There are many data initiatives in the Tableau community, and I like to participate in them when I have time. As a professional in healthcare, one of my favorites is #projectHealthViz. Each month, Lindsay Betzendahl posts health-related data and invites the community to take a crack at visualizing it. The December data set ended up sparking a very interesting data journey for me, and I thought it might be useful to share the thought process I went through on this project.
After downloading the data, our first step is to look at the data in Excel. This lets us get a sense of how the data is structured, and helps us start thinking about how to analyze the data. Here is a small sample of the data, to give a sense of how it looks:
This particular data set happens to be nicely structured and fairly straightforward, with one row of data per day. No real data cleanup is needed, so on to Tableau!
Getting a sense of the story
Next, let’s pull the data into Tableau and do some quick prep work. After combining year, month, and date_of_month into one Date field, let’s plot the total births per year to see the basic shape of the data:
This isn’t very interesting, but there’s a somewhat intriguing bump in the middle. Let’s investigate by zooming in on the y-axis:
This is much more interesting. What happened in 2008 that caused such a huge drop in births? After some quick searching on Wikipedia et al, I remembered the 2008 Recession! I bet that had something to do with it…
Bringing in more data
My brother works in finance, and we’ve definitely geeked out over data on multiple occasions. I remember him telling me about FRED, so that seemed like a good place to start looking. Sure enough, there is yearly GDP data on FRED. Pulling it into Tableau and plotting by year, we get the following:
While there isn’t as big of a drop as there was in births, there is definitely an inflection point in 2007. Let’s see how they look when we compare them directly:
Okay, so it’s not an immediately obvious correlation, but it looks promising. Let’s dig a little deeper. What if we looked at the yearly percent change?
This actually looks pretty good! At this point, I started to realize that birth rate is a bit of a lagging measure. In fact, on average it lags by about 40 weeks, or 9 months. How do things look if we adjust for time of pregnancy?
This is starting to look like a really compelling association!
At this point, let’s add some finishing touches, and create our end product:
I’ve recently been adding very light color to the background of my visualizations. I generally prefer a light background, but find a touch of color makes it less stark, and easier on the eyes. Also, as a relatively new parent, I know how expensive kids can be, so I had a little fun with the title. See the interactive (and downloadable) dashboard here.
To satisfy our statistical side, let’s do a quick check of the Pearson Correlation Coefficient, to see how strong the correlation actually is. To do this, we can make a scatter plot comparing yearly percent change in GDP and in birth rate, with a circle for each year:
The Pearson Coefficient ends up being 0.8453, which is a fairly strong correlation.

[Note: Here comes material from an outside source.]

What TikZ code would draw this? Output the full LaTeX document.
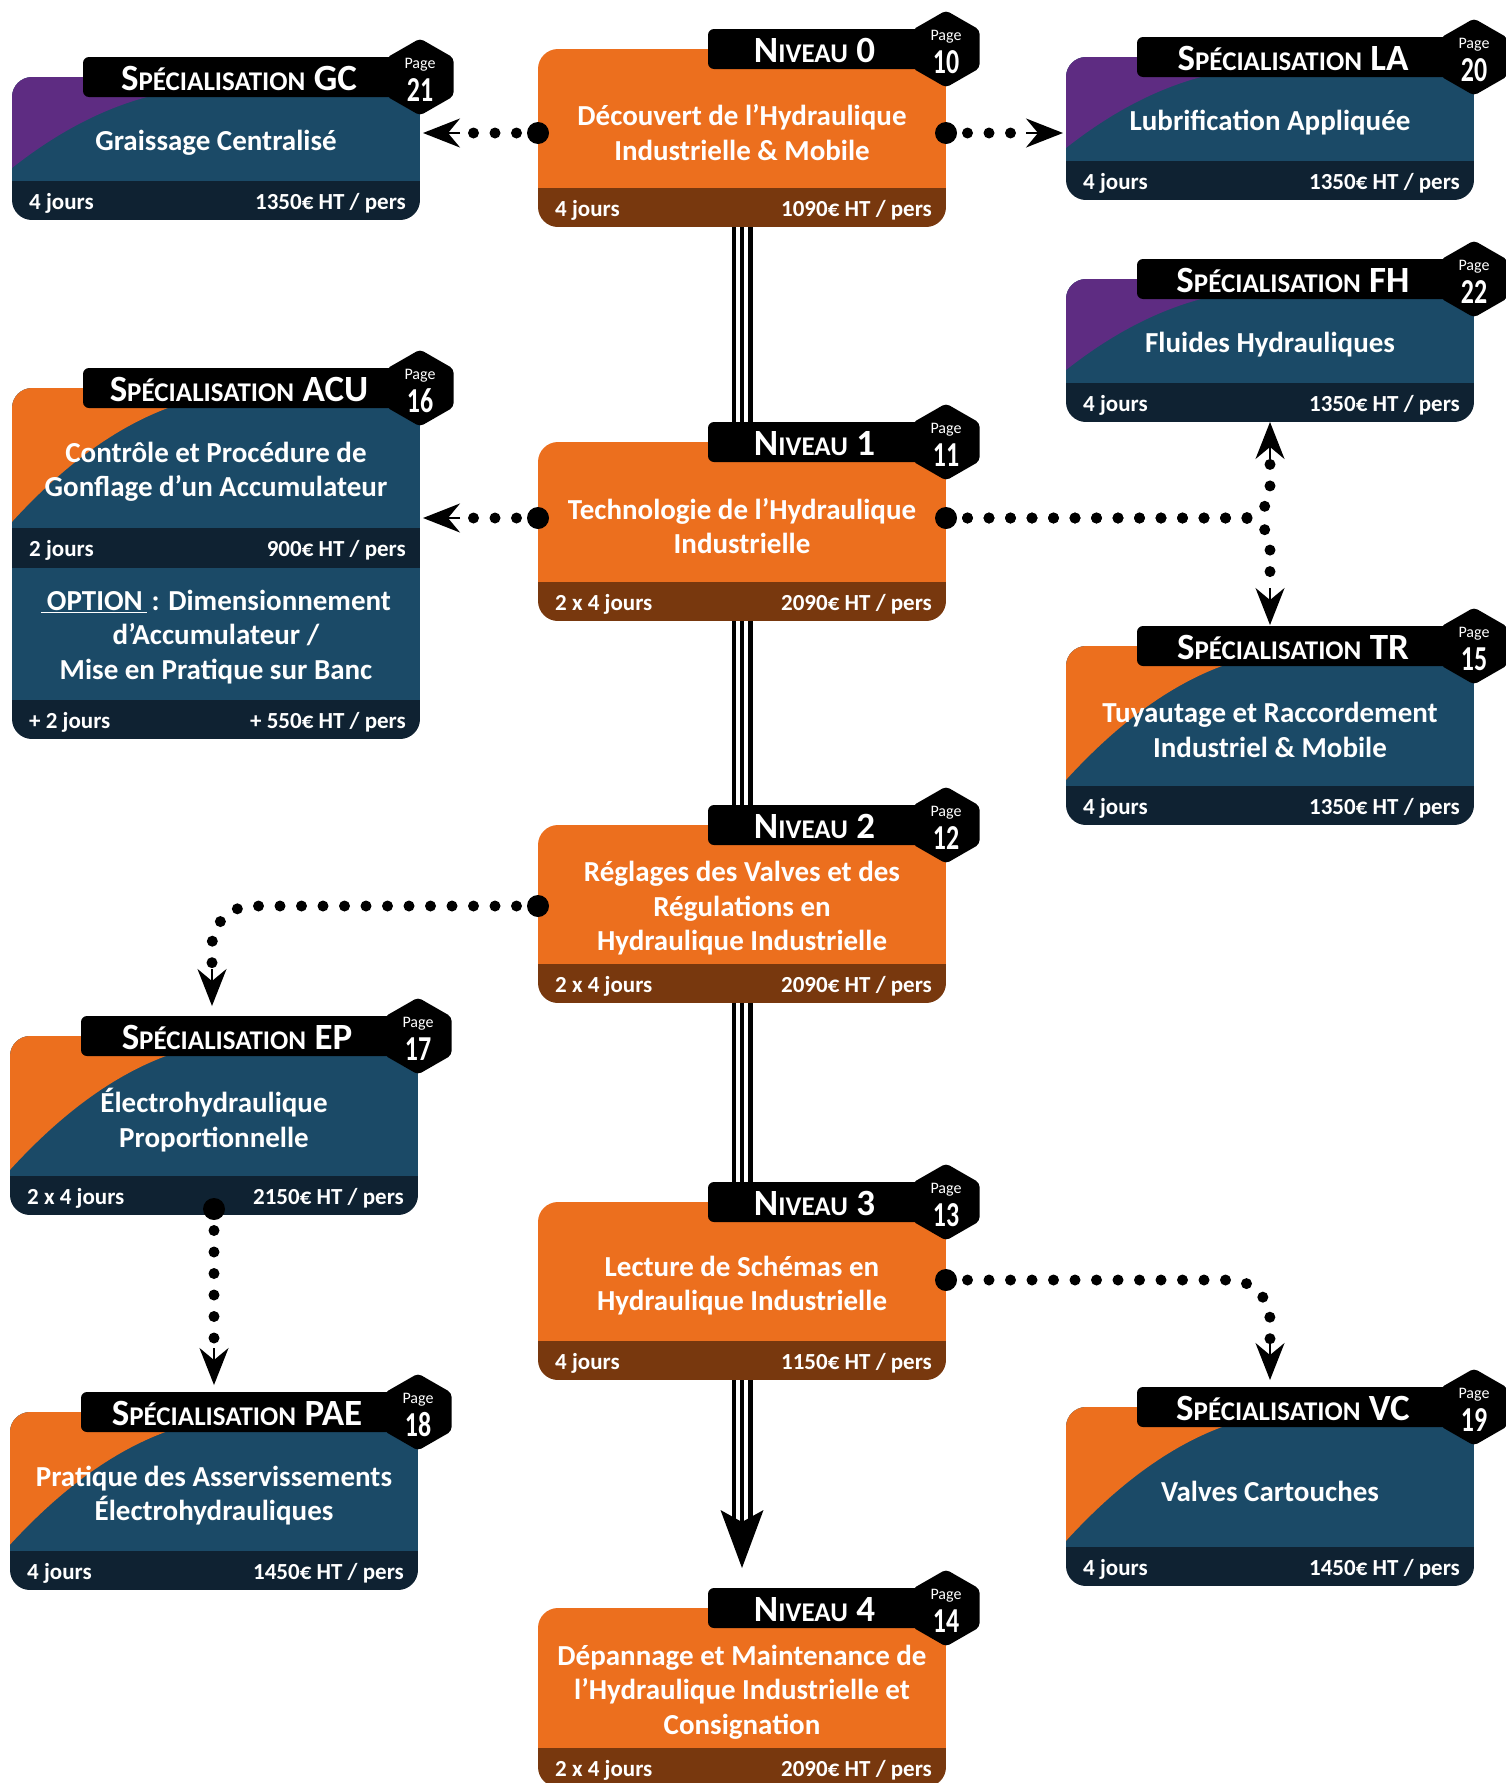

While I never would have thought about the relationship between birth rate and GDP, it does make sense, as you’re probably less likely to have a kid if you lose your job. That said, there are many possible interpretations. For instance, my co-author Jorge mentioned that when the US GDP slowed down, there were changes to immigration and emigration patterns that reduced the foreign-born population in the US, which could certainly impact the birth rate as well (related paper).
All in all, I had a great time looking into this data set, and really enjoyed the opportunity to contribute to the conversation in the community. I hope this glimpse into my thought process is useful, or at least interesting.
Until next time, stay warm out there!